If responding to my friend’s text when I received it was an overwhelming prospect, then responding to it now, nine days later, is downright impossible. Not only would I have to answer their original question, I would also have to preface the whole thing with an excuse or apology for my reply being so late. I’ve spent roughly 72 hours thinking about this text, questioning whether this ordeal means that I am a bad person, failing to consider that my friend has a whole life that doesn’t revolve around waiting for me to respond to their text, realizing I don’t know anything about their life now because I can’t ask them any questions before I respond to the fucking text, and now writing this personal essay about it. And that’s basically the situation.

 

I guess my response might have read, “hanging in there! thank u for thinking of me <3”. Hm.

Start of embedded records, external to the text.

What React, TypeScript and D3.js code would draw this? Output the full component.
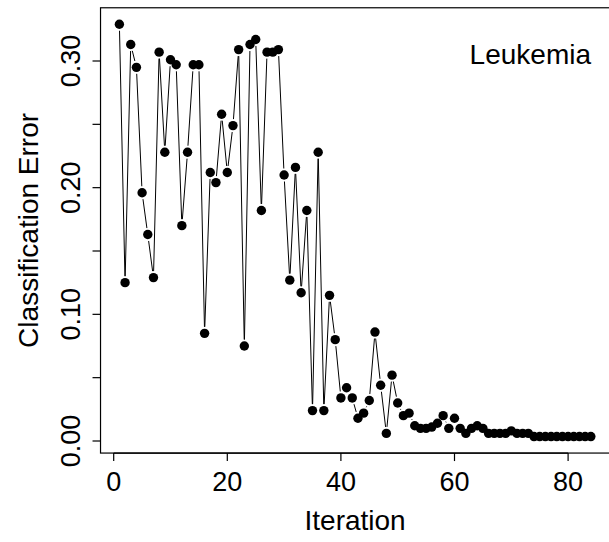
import React from "react";
import * as d3 from "d3";

const iterations: number[] = d3.range(1, 85);
const errors: number[] = [
  0.329, 0.125, 0.313, 0.295, 0.196, 0.163, 0.129, 0.307, 0.228, 0.301,
  0.297, 0.170, 0.228, 0.297, 0.297, 0.085, 0.212, 0.204, 0.258, 0.212,
  0.249, 0.309, 0.075, 0.313, 0.317, 0.182, 0.307, 0.307, 0.309, 0.210,
  0.127, 0.216, 0.117, 0.182, 0.024, 0.228, 0.024, 0.115, 0.080, 0.034,
  0.042, 0.034, 0.018, 0.022, 0.032, 0.086, 0.044, 0.006, 0.052, 0.030,
  0.020, 0.022, 0.012, 0.010, 0.010, 0.011, 0.014, 0.020, 0.010, 0.018,
  0.010, 0.006, 0.010, 0.012, 0.010, 0.006, 0.006, 0.006, 0.006, 0.008,
  0.006, 0.006, 0.006, 0.0035, 0.0035, 0.0035, 0.0035, 0.0035, 0.0035, 0.0035,
  0.0035, 0.0035, 0.0035, 0.0035,
];
const xTicks: number[] = [0, 20, 40, 60, 80];
const yTicks: number[] = [0, 0.05, 0.1, 0.15, 0.2, 0.25, 0.3];
const yLabels: number[] = [0, 0.1, 0.2, 0.3];
const title = "Leukemia";
const xTitle = "Iteration";
const yTitle = "Classification Error";

export default function App() {
  const W = 609, H = 542;
  const x = d3.scaleLinear().domain([0, 80]).range([113.7, 568.1]);
  const y = d3.scaleLinear().domain([0, 0.3]).range([441, 61]);
  const xMin = 1, xMax = 84;
  const xPad = (xMax - xMin) * 0.04;
  const yMin = d3.min(errors)!, yMax = d3.max(errors)!;
  const yPad = (yMax - yMin) * 0.04;
  const bx0 = x(xMin - xPad), bx1 = x(xMax + xPad);
  const by0 = y(yMax + yPad), by1 = y(yMin - yPad);
  const font = "'Liberation Sans', Arial, Helvetica, sans-serif";
  const fsTick = 27;
  const fsLab = 28;
  const r = 4.7;
  const gap = 6.5;

  const pts = iterations.map((it, i) => [x(it), y(errors[i])] as [number, number]);
  const segs: string[] = [];
  for (let i = 0; i < pts.length - 1; i++) {
    const [x1, y1] = pts[i];
    const [x2, y2] = pts[i + 1];
    const dx = x2 - x1, dy = y2 - y1;
    const L = Math.hypot(dx, dy);
    if (L <= 2 * gap) continue;
    const ux = dx / L, uy = dy / L;
    const p = d3.path();
    p.moveTo(x1 + ux * gap, y1 + uy * gap);
    p.lineTo(x2 - ux * gap, y2 - uy * gap);
    segs.push(p.toString());
  }

  return (
    <svg width={W} height={H} style={{ position: "absolute", left: 0, top: 0 }}>
      <rect x={0} y={0} width={W} height={H} fill="#fff" />
      <rect x={bx0} y={by0} width={bx1 - bx0} height={by1 - by0} fill="none" stroke="#000" strokeWidth={1.2} />
      <line x1={x(xTicks[0])} x2={x(xTicks[xTicks.length - 1])} y1={by1} y2={by1} stroke="#000" strokeWidth={1.2} />
      {xTicks.map((t) => (
        <g key={"xt" + t}>
          <line x1={x(t)} x2={x(t)} y1={by1} y2={by1 + 8} stroke="#000" strokeWidth={1.2} />
          <text x={x(t)} y={by1 + 38} textAnchor="middle" fontFamily={font} fontSize={fsTick} fill="#000">
            {t}
          </text>
        </g>
      ))}
      {yTicks.map((t) => (
        <line key={"yt" + t} x1={bx0 - 8} x2={bx0} y1={y(t)} y2={y(t)} stroke="#000" strokeWidth={1.2} />
      ))}
      {yLabels.map((t) => (
        <text
          key={"yl" + t}
          transform={`translate(${bx0 - 21},${y(t)}) rotate(-90)`}
          textAnchor="middle"
          fontFamily={font}
          fontSize={fsTick}
          fill="#000"
        >
          {t.toFixed(2)}
        </text>
      ))}
      <text x={(bx0 + bx1) / 2} y={530} textAnchor="middle" fontFamily={font} fontSize={fsLab} fill="#000">
        {xTitle}
      </text>
      <text
        transform={`translate(38,${(by0 + by1) / 2}) rotate(-90)`}
        textAnchor="middle"
        fontFamily={font}
        fontSize={fsLab}
        fill="#000"
      >
        {yTitle}
      </text>
      <text x={591} y={64} textAnchor="end" fontFamily={font} fontSize={fsLab} fill="#000">
        {title}
      </text>
      {segs.map((d, i) => (
        <path key={"s" + i} d={d} stroke="#000" strokeWidth={1} fill="none" />
      ))}
      {pts.map(([px, py], i) => (
        <circle key={"p" + i} cx={px} cy={py} r={r} fill="#000" />
      ))}
    </svg>
  );
}
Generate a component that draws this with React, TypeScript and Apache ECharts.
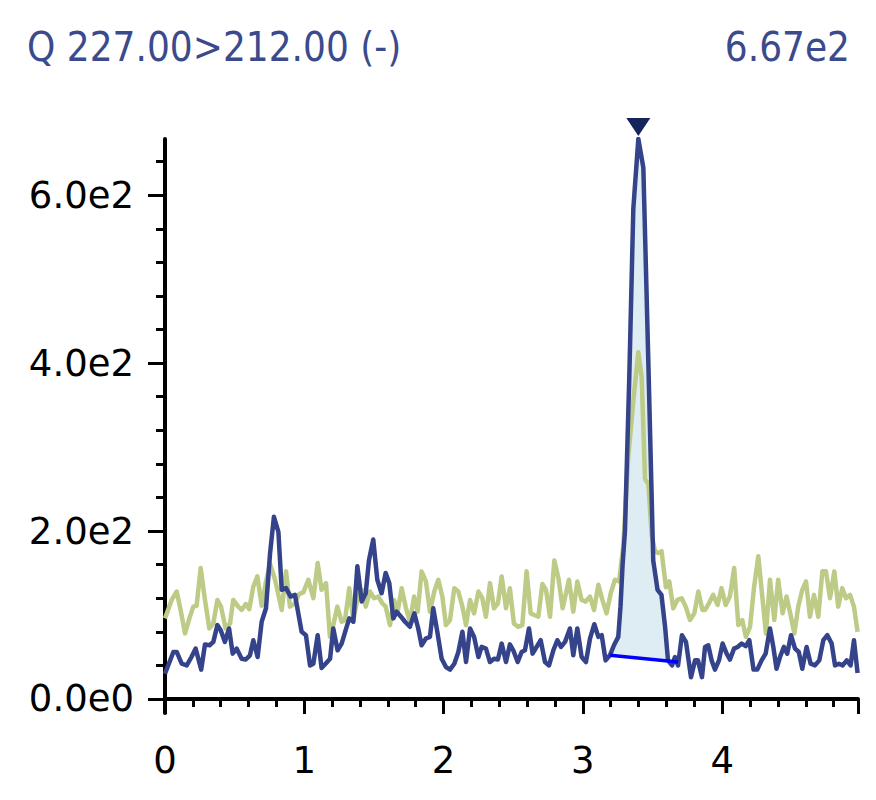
import { useEffect, useRef } from "react";
import * as echarts from "echarts";

// ---------- text ----------
const titleText = "Q 227.00>212.00 (-)";

// ---------- axes ----------
const X_MIN = 0;
const X_MAX = 4.975;
const Y_MIN = -16.7;
const xMajorTicks = [0, 1, 2, 3, 4];
const xMinorTicks = [0.2, 0.4, 0.6, 0.8, 1.2, 1.4, 1.6, 1.8, 2.2, 2.4, 2.6, 2.8, 3.2, 3.4, 3.6, 3.8, 4.2, 4.4, 4.6, 4.8];
const yMajorTicks = [0, 200, 400, 600];
const yMinorTicks = [40, 80, 120, 160, 240, 280, 320, 360, 440, 480, 520, 560, 640];

// ---------- series (time [min], intensity) ----------
const blueTrace: [number, number][] = [
  [0, 30], [0.06, 56], [0.084, 56], [0.12, 42], [0.156, 40], [0.19, 50], [0.22, 60], [0.26, 35], [0.287, 65], [0.32, 64],
  [0.347, 68], [0.376, 88], [0.4, 82], [0.43, 68], [0.46, 84], [0.486, 54], [0.514, 60], [0.55, 48], [0.58, 47], [0.61, 52],
  [0.634, 70], [0.665, 50], [0.694, 92], [0.725, 108], [0.754, 173], [0.782, 217], [0.814, 199], [0.838, 130], [0.869, 132], [0.902, 122],
  [0.933, 124], [0.957, 102], [0.981, 80], [1.012, 76], [1.041, 40], [1.065, 42], [1.096, 76], [1.124, 37], [1.153, 42], [1.185, 48],
  [1.208, 84], [1.239, 58], [1.268, 66], [1.297, 82], [1.323, 96], [1.352, 92], [1.381, 158], [1.412, 116], [1.441, 126], [1.464, 165],
  [1.495, 190], [1.524, 142], [1.555, 126], [1.584, 150], [1.61, 138], [1.639, 96], [1.663, 104], [1.694, 98], [1.723, 92], [1.758, 86],
  [1.79, 102], [1.818, 84], [1.842, 64], [1.873, 72], [1.902, 74], [1.926, 108], [1.955, 80], [1.986, 48], [2.017, 38], [2.046, 35],
  [2.077, 42], [2.106, 56], [2.135, 80], [2.161, 44], [2.19, 84], [2.219, 74], [2.25, 50], [2.273, 62], [2.304, 60], [2.333, 44],
  [2.362, 48], [2.39, 47], [2.417, 66], [2.448, 44], [2.476, 65], [2.5, 58], [2.532, 44], [2.56, 56], [2.584, 58], [2.613, 84],
  [2.639, 54], [2.668, 62], [2.697, 70], [2.728, 44], [2.757, 40], [2.788, 58], [2.817, 70], [2.843, 62], [2.872, 68], [2.907, 84],
  [2.931, 52], [2.96, 84], [2.991, 50], [3.022, 44], [3.051, 72], [3.082, 89], [3.111, 74], [3.135, 76], [3.163, 46], [3.194, 52],
  [3.223, 64], [3.254, 74], [3.27, 110], [3.285, 160], [3.302, 200], [3.333, 383], [3.362, 584], [3.398, 667], [3.434, 633], [3.47, 400],
  [3.505, 165], [3.536, 130], [3.564, 124], [3.59, 86], [3.611, 46], [3.64, 40], [3.661, 50], [3.683, 40], [3.711, 76], [3.74, 68],
  [3.776, 26], [3.805, 46], [3.826, 46], [3.855, 26], [3.877, 62], [3.9, 64], [3.924, 46], [3.948, 35], [3.977, 46], [4.003, 66],
  [4.032, 54], [4.056, 47], [4.085, 60], [4.111, 62], [4.14, 66], [4.169, 63], [4.195, 70], [4.225, 35], [4.252, 35], [4.283, 46],
  [4.312, 54], [4.343, 84], [4.367, 62], [4.39, 36], [4.415, 50], [4.443, 62], [4.467, 54], [4.494, 76], [4.523, 60], [4.55, 56],
  [4.575, 36], [4.606, 62], [4.635, 42], [4.666, 40], [4.697, 46], [4.726, 70], [4.755, 76], [4.786, 66], [4.81, 40], [4.838, 42],
  [4.865, 40], [4.894, 46], [4.922, 40], [4.946, 70], [4.972, 31],
];

const greenTrace: [number, number][] = [
  [0, 96], [0.048, 118], [0.084, 128], [0.112, 106], [0.144, 78], [0.175, 96], [0.203, 110], [0.227, 111], [0.256, 156], [0.287, 118],
  [0.318, 84], [0.347, 90], [0.376, 118], [0.402, 110], [0.435, 84], [0.467, 90], [0.49, 118], [0.526, 110], [0.55, 106], [0.58, 113],
  [0.605, 107], [0.634, 134], [0.663, 146], [0.694, 111], [0.725, 140], [0.754, 161], [0.79, 142], [0.838, 106], [0.869, 152], [0.897, 110],
  [0.933, 114], [0.962, 125], [0.993, 127], [1.029, 142], [1.065, 120], [1.096, 162], [1.124, 130], [1.156, 138], [1.184, 74], [1.208, 88],
  [1.237, 110], [1.268, 92], [1.292, 94], [1.323, 132], [1.352, 94], [1.381, 118], [1.412, 130], [1.441, 110], [1.472, 128], [1.5, 120],
  [1.531, 122], [1.56, 114], [1.584, 110], [1.615, 88], [1.644, 118], [1.67, 104], [1.699, 132], [1.73, 108], [1.759, 92], [1.788, 122],
  [1.814, 104], [1.842, 152], [1.873, 140], [1.902, 104], [1.933, 128], [1.962, 142], [1.991, 122], [2.017, 88], [2.046, 94], [2.077, 132],
  [2.106, 128], [2.135, 110], [2.161, 88], [2.19, 118], [2.219, 102], [2.25, 128], [2.278, 120], [2.304, 98], [2.333, 138], [2.362, 108],
  [2.39, 114], [2.417, 146], [2.448, 108], [2.476, 132], [2.505, 90], [2.534, 86], [2.565, 88], [2.596, 152], [2.625, 102], [2.651, 100],
  [2.68, 98], [2.709, 137], [2.735, 130], [2.764, 98], [2.795, 165], [2.824, 144], [2.855, 108], [2.9, 142], [2.931, 104], [2.96, 140],
  [2.991, 118], [3.02, 116], [3.051, 122], [3.08, 106], [3.111, 136], [3.14, 118], [3.17, 102], [3.2, 126], [3.23, 142], [3.26, 140],
  [3.29, 182], [3.326, 289], [3.362, 355], [3.398, 413], [3.422, 383], [3.446, 262], [3.47, 256], [3.494, 195], [3.518, 176], [3.541, 174],
  [3.565, 176], [3.596, 133], [3.62, 140], [3.649, 108], [3.678, 118], [3.709, 120], [3.738, 110], [3.769, 94], [3.8, 102], [3.829, 128],
  [3.858, 106], [3.877, 106], [3.905, 114], [3.935, 124], [3.967, 112], [3.995, 132], [4.025, 112], [4.055, 122], [4.086, 156], [4.116, 88],
  [4.144, 94], [4.17, 74], [4.2, 86], [4.228, 132], [4.259, 170], [4.288, 122], [4.314, 78], [4.343, 142], [4.374, 94], [4.402, 142],
  [4.434, 102], [4.462, 122], [4.491, 100], [4.518, 78], [4.546, 110], [4.575, 130], [4.602, 140], [4.63, 98], [4.659, 124], [4.69, 98],
  [4.719, 152], [4.745, 152], [4.774, 120], [4.805, 152], [4.833, 110], [4.862, 132], [4.889, 120], [4.918, 124], [4.946, 110], [4.972, 80],
];

// integration baseline of the peak (start, end)
const peakBaseline: [number, number][] = [[3.194, 52], [3.683, 44]];

// ---------- styles ----------
const FONT = "DejaVu Sans";
const TITLE_COLOR = "#3a4a8c";
const BLUE = "#34438a";
const GREEN = "#bccb86";
const FILL = "#deecf3";
const BASELINE = "#0000ff";
const MARKER = "#15245a";

function sci(v: number, digits: number): string {
  if (v === 0) return (0).toFixed(digits) + "e0";
  const e = Math.floor(Math.log10(Math.abs(v)));
  const m = v / Math.pow(10, e);
  return m.toFixed(digits) + "e" + e;
}

export default function App() {
  const ref = useRef<HTMLDivElement>(null);

  useEffect(() => {
    if (!ref.current) return;
    const chart = echarts.init(ref.current, undefined, { renderer: "svg" });

    const peak = blueTrace.reduce((a, b) => (b[1] > a[1] ? b : a));
    const Y_MAX = peak[1];
    const peakArea: [number, number][] = [
      peakBaseline[0],
      ...blueTrace.filter((p) => p[0] > peakBaseline[0][0] && p[0] < peakBaseline[1][0]),
      peakBaseline[1],
    ];

    const option: any = {
      animation: false,
      grid: { left: 165, top: 139, width: 693, height: 574, containLabel: false, outerBoundsMode: "none" },
      graphic: [
        {
          type: "text",
          x: 27,
          y: 47,
          scaleX: 0.9,
          style: { text: titleText, fontSize: 40, fontFamily: FONT, fill: TITLE_COLOR, align: "left", verticalAlign: "middle" },
        },
        {
          type: "text",
          x: 850,
          y: 47,
          scaleX: 0.9,
          style: { text: sci(Y_MAX, 2), fontSize: 40, fontFamily: FONT, fill: TITLE_COLOR, align: "right", verticalAlign: "middle" },
        },
      ],
      xAxis: [
        {
          type: "value",
          min: X_MIN,
          max: X_MAX,
          position: "bottom",
          axisLine: { show: true, lineStyle: { color: "#000", width: 4 } },
          axisTick: { show: true, customValues: [...xMajorTicks, X_MAX], length: 15, lineStyle: { color: "#000", width: 3 } },
          axisLabel: {
            show: true,
            customValues: xMajorTicks,
            formatter: (v: number) => String(v),
            fontSize: 37,
            fontFamily: FONT,
            color: "#000",
            margin: 29,
          },
          splitLine: { show: false },
        },
        {
          type: "value",
          min: X_MIN,
          max: X_MAX,
          position: "bottom",
          offset: 0,
          axisLine: { show: false },
          axisTick: { show: true, customValues: xMinorTicks, length: 8, lineStyle: { color: "#000", width: 3 } },
          axisLabel: { show: false },
          splitLine: { show: false },
        },
      ],
      yAxis: [
        {
          type: "value",
          min: Y_MIN,
          max: Y_MAX,
          position: "left",
          axisLine: { show: true, lineStyle: { color: "#000", width: 4 } },
          axisTick: { show: true, customValues: yMajorTicks, length: 17, lineStyle: { color: "#000", width: 3 } },
          axisLabel: {
            show: true,
            customValues: yMajorTicks,
            formatter: (v: number) => sci(v, 1),
            fontSize: 37,
            fontFamily: FONT,
            color: "#000",
            margin: 31,
          },
          splitLine: { show: false },
        },
        {
          type: "value",
          min: Y_MIN,
          max: Y_MAX,
          position: "left",
          offset: 0,
          axisLine: { show: false },
          axisTick: { show: true, customValues: yMinorTicks, length: 9, lineStyle: { color: "#000", width: 3 } },
          axisLabel: { show: false },
          splitLine: { show: false },
        },
      ],
      series: [
        {
          type: "custom",
          name: "peak area",
          xAxisIndex: 0,
          yAxisIndex: 0,
          data: peakArea,
          encode: { x: 0, y: 1 },
          z: 1,
          renderItem: (params: any, api: any) => {
            if (params.dataIndex !== 0) return null;
            const pts = peakArea.map((p) => api.coord(p));
            return { type: "polygon", shape: { points: pts }, style: { fill: FILL, stroke: "none" } };
          },
        },
        {
          type: "line",
          name: "qualifier",
          data: greenTrace,
          showSymbol: false,
          symbol: "none",
          z: 2,
          lineStyle: { color: GREEN, width: 4.5, join: "round" },
        },
        {
          type: "line",
          name: "quantifier",
          data: blueTrace,
          showSymbol: false,
          symbol: "none",
          z: 3,
          lineStyle: { color: BLUE, width: 4.5, join: "round" },
        },
        {
          type: "line",
          name: "baseline",
          data: peakBaseline,
          showSymbol: false,
          symbol: "none",
          z: 4,
          lineStyle: { color: BASELINE, width: 3.5 },
        },
        {
          type: "scatter",
          name: "apex",
          data: [peak],
          symbol: "triangle",
          symbolRotate: 180,
          symbolSize: [24, 18],
          symbolOffset: [0, -12],
          z: 5,
          itemStyle: { color: MARKER, opacity: 1 },
          clip: false,
        },
      ],
    };

    chart.setOption(option);
    return () => chart.dispose();
  }, []);

  return <div ref={ref} style={{ position: "absolute", left: 0, top: 0, width: 876, height: 800 }} />;
}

Really makes you think about why we even do this in the first place.

 

Looking back, what I’ve learned from this experience is absolutely nothing. What could I have done differently? Nobody knows. Maybe I’ll DM them a meme and then we can just start communicating over Instagram and never text again. Maybe I’ll turn this whole fiasco into a painful but necessary off-Broadway play that’s urgently relevant to the times we’re living in. But what I’ll never do is just fucking respond to that fucking text. Cheers!